One survey that is generating outsize attention among
those who would seek to “restrain” the United States comes from The Economist/YouGov, which found that only 23
percent of self-identified Republicans (and just 16 percent of all adults)
welcome the prospect of joining Israel in its campaign against Iran. Even this
survey, however, does not undermine the fact that the modern GOP — with regard
to Iran, at least — is a hawkish party. That poll also found that 64 percent of
Republicans (among 50 percent of all adults) view Iran as an “enemy” of
America. It showed that 70 percent of Republicans (among 61 percent of all
adults) see Iran as either an “immediate and serious” or “somewhat serious
threat” to U.S. security. It found that two-thirds of Republicans (compared
with just 46 percent of adults) favor forcing Iran into compliance via threats,
while just 22 percent of American voters (versus 64 percent of adults) would
cajole Tehran into a deal through the application of incentives.
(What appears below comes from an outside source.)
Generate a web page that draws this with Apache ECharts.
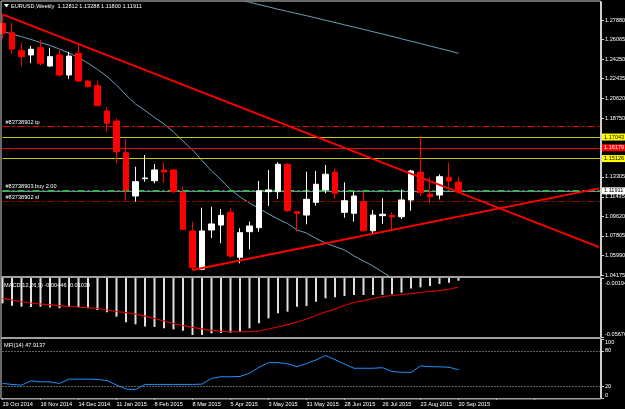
<!DOCTYPE html>
<html><head><meta charset="utf-8">
<script src="https://cdn.jsdelivr.net/npm/echarts@6/dist/echarts.min.js"></script>
<style>html,body{margin:0;padding:0;background:#000;}#c{width:625px;height:409px;}</style>
</head><body><div id="c"></div>
<script>
// ---- data ----
const weeks = ['19 Oct 2014','26 Oct 2014','2 Nov 2014','9 Nov 2014','16 Nov 2014','23 Nov 2014','30 Nov 2014','7 Dec 2014','14 Dec 2014','21 Dec 2014','28 Dec 2014',
'4 Jan 2015','11 Jan 2015','18 Jan 2015','25 Jan 2015','1 Feb 2015','8 Feb 2015','15 Feb 2015','22 Feb 2015','1 Mar 2015','8 Mar 2015','15 Mar 2015','22 Mar 2015','29 Mar 2015',
'5 Apr 2015','12 Apr 2015','19 Apr 2015','26 Apr 2015','3 May 2015','10 May 2015','17 May 2015','24 May 2015','31 May 2015','7 Jun 2015','14 Jun 2015','21 Jun 2015','28 Jun 2015',
'5 Jul 2015','12 Jul 2015','19 Jul 2015','26 Jul 2015','2 Aug 2015','9 Aug 2015','16 Aug 2015','23 Aug 2015','30 Aug 2015','6 Sep 2015','13 Sep 2015','20 Sep 2015'];
const emptySlots = 15;
const open  = [1.2757,1.2670,1.2503,1.2463,1.2531,1.2360,1.2463,1.2277,1.2478,1.2221,1.2177,1.1942,1.1849,1.1554,1.1152,1.1313,1.1294,1.1394,1.1394,1.1183,1.0827,1.0470,1.0836,1.0882,1.1000,1.0582,1.0820,1.0857,1.1192,1.1192,1.1447,1.1006,1.0975,1.1093,1.1208,1.1372,1.1000,1.0991,1.1099,1.0829,1.0969,1.0972,1.0959,1.1115,1.1372,1.1170,1.1161,1.1326,1.12812];
const high  = [1.2835,1.2763,1.2577,1.2546,1.2602,1.2531,1.2509,1.2493,1.2562,1.2230,1.2224,1.1976,1.1874,1.1679,1.1424,1.1533,1.1449,1.1465,1.1400,1.1238,1.0913,1.1043,1.1052,1.1031,1.1038,1.0852,1.0913,1.1291,1.1394,1.1465,1.1456,1.1010,1.1378,1.1384,1.1440,1.1409,1.1279,1.1192,1.1192,1.1022,1.1131,1.1000,1.1214,1.1394,1.1710,1.1326,1.1354,1.1461,1.13288];
const low   = [1.2609,1.2478,1.2360,1.2386,1.2367,1.2354,1.2261,1.2240,1.2214,1.2162,1.1988,1.1750,1.1456,1.1108,1.1099,1.1285,1.1270,1.1276,1.1177,1.0838,1.0464,1.0462,1.0761,1.0712,1.0573,1.0526,1.0656,1.0820,1.1059,1.1124,1.1006,1.0820,1.0889,1.1062,1.1177,1.1124,1.0950,1.0913,1.0825,1.0805,1.0892,1.0845,1.0938,1.1015,1.1152,1.1084,1.1121,1.1217,1.11800];
const close = [1.2664,1.2518,1.2447,1.2516,1.2386,1.2447,1.2277,1.2453,1.2221,1.2168,1.1991,1.1828,1.1564,1.1208,1.1285,1.1319,1.1394,1.1375,1.1192,1.0842,1.0485,1.0827,1.0892,1.0972,1.0594,1.0811,1.0873,1.1201,1.1208,1.1447,1.1015,1.0991,1.1121,1.1261,1.1354,1.1177,1.1108,1.1152,1.0829,1.0975,1.0982,1.0957,1.1115,1.1384,1.1183,1.1145,1.1331,1.1291,1.11911];
const maFast = [1.2681,1.2658,1.2633,1.2607,1.2579,1.2551,1.2518,1.2481,1.2439,1.2386,1.2328,1.2263,1.2184,1.2091,1.2007,1.1947,1.1882,1.1821,1.1747,1.1663,1.1580,1.1482,1.1384,1.1305,1.1212,1.1143,1.1087,1.1036,1.0985,1.0938,1.0896,1.0836,1.0808,1.0757,1.0715,1.0682,1.0650,1.0594,1.0548,1.0501,1.0445,1.0390];
const maSlowFrom = 25;
const maSlow = [1.2974,1.2953,1.2931,1.2910,1.2888,1.2868,1.2848,1.2828,1.2807,1.2785,1.2765,1.2743,1.2722,1.2701,1.2679,1.2658,1.2636,1.2613,1.2591,1.2569,1.2546,1.2524,1.2502,1.2478];
const macdHist = [-0.0255,-0.0277,-0.0286,-0.0289,-0.0286,-0.0293,-0.0301,-0.0289,-0.0292,-0.0301,-0.0317,-0.0338,-0.0379,-0.0431,-0.0450,-0.0470,-0.0474,-0.0487,-0.0497,-0.0509,-0.0549,-0.0549,-0.0534,-0.0530,-0.0528,-0.0518,-0.0487,-0.0441,-0.0394,-0.0348,-0.0332,-0.0286,-0.0280,-0.0239,-0.0208,-0.0199,-0.0187,-0.0177,-0.0177,-0.0177,-0.0177,-0.0171,-0.0156,-0.0116,-0.0106,-0.0094,-0.0075,-0.0063,-0.00446];
const macdSignal = [-0.0208,-0.0224,-0.0240,-0.0252,-0.0261,-0.0270,-0.0277,-0.0282,-0.0289,-0.0295,-0.0303,-0.0317,-0.0331,-0.0342,-0.0354,-0.0373,-0.0396,-0.0419,-0.0442,-0.0461,-0.0479,-0.0493,-0.0507,-0.0514,-0.0519,-0.0519,-0.0517,-0.0512,-0.0493,-0.0475,-0.0452,-0.0428,-0.0400,-0.0368,-0.0335,-0.0308,-0.0275,-0.0247,-0.0229,-0.0210,-0.0193,-0.0182,-0.0173,-0.0164,-0.0154,-0.0145,-0.0136,-0.0124,-0.01030];
const mfi = [24.7,23.0,21.8,29.0,27.5,27.4,24.7,32.0,32.0,32.0,31.5,29.5,22.0,15.0,14.4,23.0,23.0,23.0,23.0,23.0,23.0,23.5,33.3,36.0,36.0,36.5,42.0,52.0,60.0,60.0,58.0,53.1,58.5,64.5,72.0,65.0,57.5,50.4,50.4,50.4,51.4,45.0,43.5,43.5,54.3,53.1,52.8,52.1,47.9137];
const priceTicks = [1.27880,1.26065,1.24250,1.22435,1.20620,1.18750,1.13305,1.11435,1.09620,1.07805,1.05990,1.04175];
const macdTicks = [-0.001945,-0.056767];
const mfiTicks = [0,20,80,100];
const mfiLevels = [80,20];
const orderNames = ['#83738902 tp','#83738903 buy 2.00','#83738902 sl'];
const orderLevels = [1.17961,1.12011,1.10682];
const lineLevels = [1.17043,1.16179,1.15126];
const bidPrice = 1.11911;
const downTrend = [[0,1.2841],[62.8,1.0676]];
const upTrend = [[20,1.0464],[62.8,1.1223]];

// ---- chart ----
const cats = weeks.concat(new Array(emptySlots).fill(''));
const N = cats.length;
const candles = weeks.map((w,i)=>[open[i],close[i],low[i],high[i]]);
const fastData = cats.map((c,i)=> i<maFast.length ? maFast[i] : null);
const slowData = cats.map((c,i)=> (i>=maSlowFrom && i-maSlowFrom<maSlow.length) ? maSlow[i-maSlowFrom] : null);
const FONT = "'Liberation Sans',sans-serif";
const fs = 5.6;

const orderStyles = [
  {color:'#ff0000',width:1,type:[7,3,2,3]},
  {color:'#00e000',width:2,type:[7,3,2,3]},
  {color:'#a00000',width:1,type:[7,3,2,3]}
];
const levelStyles = [
  {line:'#c8c800',bg:'#ffff00',fg:'#000'},
  {line:'#ff0000',bg:'#ff0000',fg:'#fff'},
  {line:'#c8c800',bg:'#ffff00',fg:'#000'}
];
const markData = [];
orderLevels.forEach((v,i)=>markData.push({yAxis:v,name:orderNames[i],lineStyle:orderStyles[i],
  label:{show:true,position:'insideStartTop',formatter:orderNames[i],color:'#ffffff',fontSize:fs,fontFamily:FONT,distance:[3,1]}}));
lineLevels.forEach((v,i)=>markData.push({yAxis:v,lineStyle:{color:levelStyles[i].line,width:1,type:'solid'},
  label:{show:true,position:'end',distance:1,formatter:v.toFixed(5),backgroundColor:levelStyles[i].bg,color:levelStyles[i].fg,fontSize:fs,fontFamily:FONT,padding:[1,2,0,2]}}));
markData.push({yAxis:bidPrice,lineStyle:{color:'#778899',width:1,type:'solid'},
  label:{show:true,position:'end',distance:1,formatter:bidPrice.toFixed(5),backgroundColor:'#ffffff',color:'#000',fontSize:fs,fontFamily:FONT,padding:[1,2,0,2]}});

// MFI level lines + the bottom "0" scale label (anchored to the value 0 through the axis)
const mfiMarks = mfiLevels.map(v=>({yAxis:v,label:{show:false}}));
mfiMarks.push({yAxis:mfiTicks[0],lineStyle:{opacity:0},
  label:{show:true,position:'end',distance:4,offset:[0,-3],formatter:String(mfiTicks[0]),color:'#ffffff',fontSize:fs,fontFamily:FONT}});

const chart = echarts.init(document.getElementById('c'),null,{renderer:'canvas'});
const gridL = 2.5, step = 9.5;
const gridR = 625 - gridL - step*(N-1);
const hiddenCat = (gi)=>({type:'category',gridIndex:gi,data:cats,boundaryGap:false,show:false});
const title = 'EURUSD,Weekly  ' + [open[48],high[48],low[48],close[48]].map(v=>v.toFixed(5)).join(' ');
const macdTitle = 'MACD(12,26,9) ' + macdHist[48].toFixed(5) + ' ' + macdSignal[48].toFixed(5);
const mfiTitle = 'MFI(14) ' + mfi[48].toFixed(4);
const gfont = fs + "px 'Liberation Sans',sans-serif";

chart.setOption({
  backgroundColor:'#000000',
  animation:false,
  grid:[
    {left:gridL,right:gridR,top:2,height:274,outerBoundsMode:'none',containLabel:false},
    {left:gridL,right:gridR,top:278,height:59,outerBoundsMode:'none',containLabel:false},
    {left:gridL,right:gridR,top:339,height:59,outerBoundsMode:'none',containLabel:false}
  ],
  xAxis:[
    hiddenCat(0),
    {type:'value',gridIndex:0,min:0,max:N-1,show:false},
    hiddenCat(1),
    {type:'category',gridIndex:2,data:cats,boundaryGap:false,
     axisLine:{show:true,lineStyle:{color:'#b0b0b0',width:1}},
     axisTick:{show:true,interval:3,length:2,lineStyle:{color:'#c0c0c0'}},
     axisLabel:{interval:3,align:'left',color:'#ffffff',fontSize:fs,fontFamily:FONT,margin:3,showMaxLabel:false}}
  ],
  yAxis:[
    {type:'value',gridIndex:0,position:'right',min:1.04082,max:1.29553,splitLine:{show:false},
     axisLine:{show:true,onZero:false,lineStyle:{color:'#d0d0d0'}},
     axisTick:{show:true,length:3,customValues:priceTicks,lineStyle:{color:'#d0d0d0'}},
     axisLabel:{customValues:priceTicks,color:'#ffffff',fontSize:fs,fontFamily:FONT,margin:4,formatter:v=>v.toFixed(5)}},
    {type:'value',gridIndex:1,position:'right',min:macdTicks[1],max:macdTicks[0],splitLine:{show:false},
     axisLine:{show:true,onZero:false,lineStyle:{color:'#d0d0d0'}},
     axisTick:{show:true,length:3,customValues:macdTicks,lineStyle:{color:'#d0d0d0'}},
     axisLabel:{customValues:macdTicks,color:'#ffffff',fontSize:fs,fontFamily:FONT,margin:4,showMinLabel:true,showMaxLabel:true,
       formatter:v=> v>-0.01 ? '{t|'+v.toFixed(6)+'}' : '{b|'+v.toFixed(6)+'}',
       rich:{t:{fontSize:fs,fontFamily:FONT,color:'#fff',padding:[10,0,0,0]},b:{fontSize:fs,fontFamily:FONT,color:'#fff',padding:[0,0,6,0]}}}},
    {type:'value',gridIndex:2,position:'right',min:0,max:100,splitLine:{show:false},
     axisLine:{show:true,onZero:false,lineStyle:{color:'#d0d0d0'}},
     axisTick:{show:true,length:3,customValues:mfiTicks,lineStyle:{color:'#d0d0d0'}},
     axisLabel:{customValues:mfiTicks,color:'#ffffff',fontSize:fs,fontFamily:FONT,margin:4,showMinLabel:true,showMaxLabel:true,hideOverlap:false,
       verticalAlignMinLabel:'bottom',verticalAlignMaxLabel:'top',formatter:v=>String(v)}}
  ],
  series:[
    {type:'line',xAxisIndex:0,yAxisIndex:0,data:slowData,symbol:'none',lineStyle:{color:'#6c9cb5',width:1},connectNulls:false,z:1},
    {type:'line',xAxisIndex:0,yAxisIndex:0,data:fastData,symbol:'none',lineStyle:{color:'#6c9cb5',width:1},z:1},
    {type:'candlestick',xAxisIndex:0,yAxisIndex:0,data:candles,barWidth:6,clip:false,z:3,
     itemStyle:{color:'#ffffff',color0:'#ff0000',borderColor:'#ffffff',borderColor0:'#ff0000',borderWidth:1},
     markLine:{symbol:['none','none'],silent:true,animation:false,data:markData,z:2}},
    {type:'line',xAxisIndex:1,yAxisIndex:0,data:downTrend,symbol:'none',lineStyle:{color:'#ff0000',width:1.8},z:4},
    {type:'line',xAxisIndex:1,yAxisIndex:0,data:upTrend,symbol:'none',lineStyle:{color:'#ff0000',width:1.8},z:4},
    {type:'bar',xAxisIndex:2,yAxisIndex:1,data:macdHist,barWidth:2,itemStyle:{color:'#e0e0e0'}},
    {type:'line',xAxisIndex:2,yAxisIndex:1,data:macdSignal,symbol:'none',lineStyle:{color:'#dd0000',width:1.2}},
    {type:'line',xAxisIndex:3,yAxisIndex:2,data:mfi,symbol:'none',lineStyle:{color:'#1e90ff',width:1},
     markLine:{symbol:['none','none'],silent:true,lineStyle:{color:'#c0c0c0',type:[1,2],width:1},data:mfiMarks}}
  ],
  graphic:[
    {type:'line',shape:{x1:1,y1:1,x2:600.5,y2:1},style:{stroke:'#d0d0d0',lineWidth:1},z:100},
    {type:'line',shape:{x1:1,y1:1,x2:1,y2:399},style:{stroke:'#d0d0d0',lineWidth:1},z:100},
    {type:'line',shape:{x1:600.5,y1:1,x2:600.5,y2:399},style:{stroke:'#d0d0d0',lineWidth:1},z:100},
    {type:'rect',shape:{x:1,y:276,width:600,height:2},style:{fill:'#a0a0a0'},z:100},
    {type:'rect',shape:{x:1,y:337,width:600,height:2},style:{fill:'#a0a0a0'},z:100},
    {type:'rect',shape:{x:1,y:398,width:600,height:1.5},style:{fill:'#a0a0a0'},z:100},
    {type:'polygon',shape:{points:[[4,4],[9,4],[6.5,7.5]]},style:{fill:'#ffffff'},z:100},
    {type:'text',left:11,top:3,style:{text:title,fill:'#ffffff',font:gfont},z:100},
    {type:'text',left:4,top:282,style:{text:macdTitle,fill:'#ffffff',font:gfont},z:100},
    {type:'text',left:4,top:342,style:{text:mfiTitle,fill:'#ffffff',font:gfont},z:100}
  ]
});
</script></body></html>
You wouldn’t know the extent of the consensus on the
right over the need to contain Iran (with some disagreement over what form that
containment should take) from the GOP’s full-court press to persuade Tucker Carlson of the error of his ways. It’s
bizarre given the president’s dismissal of the arguments that wing of his coalition is
making. Trump’s reaction demonstrates that he has a better conception of where
the power of the presidency — this presidency, in particular — comes from. It
is not from the great online hordes whose ceaseless meme bombardments subdue
precisely no one. It is from the tens of millions of average Americans, the
majority of whom are in no form “based,” who entrusted Trump with the office he
occupies.
The MAGA right is quick to appeal to the size of Trump’s
voter coalition last November, but they don’t seem to have fully internalized
the fact that its breadth renders them a mere part of a large and diverse
whole. The critics on the right of American power projection, who fancy
themselves the conscience of the country, are in desperate need of perspective.
Trump himself appears to be trying to impose it on them.
By catering to this crowd as though it has considerable influence over the Republican Party’s rank and file, Vance and others are undermining the president’s work — and, in the process, doing Trump, their movement, and even themselves few favors.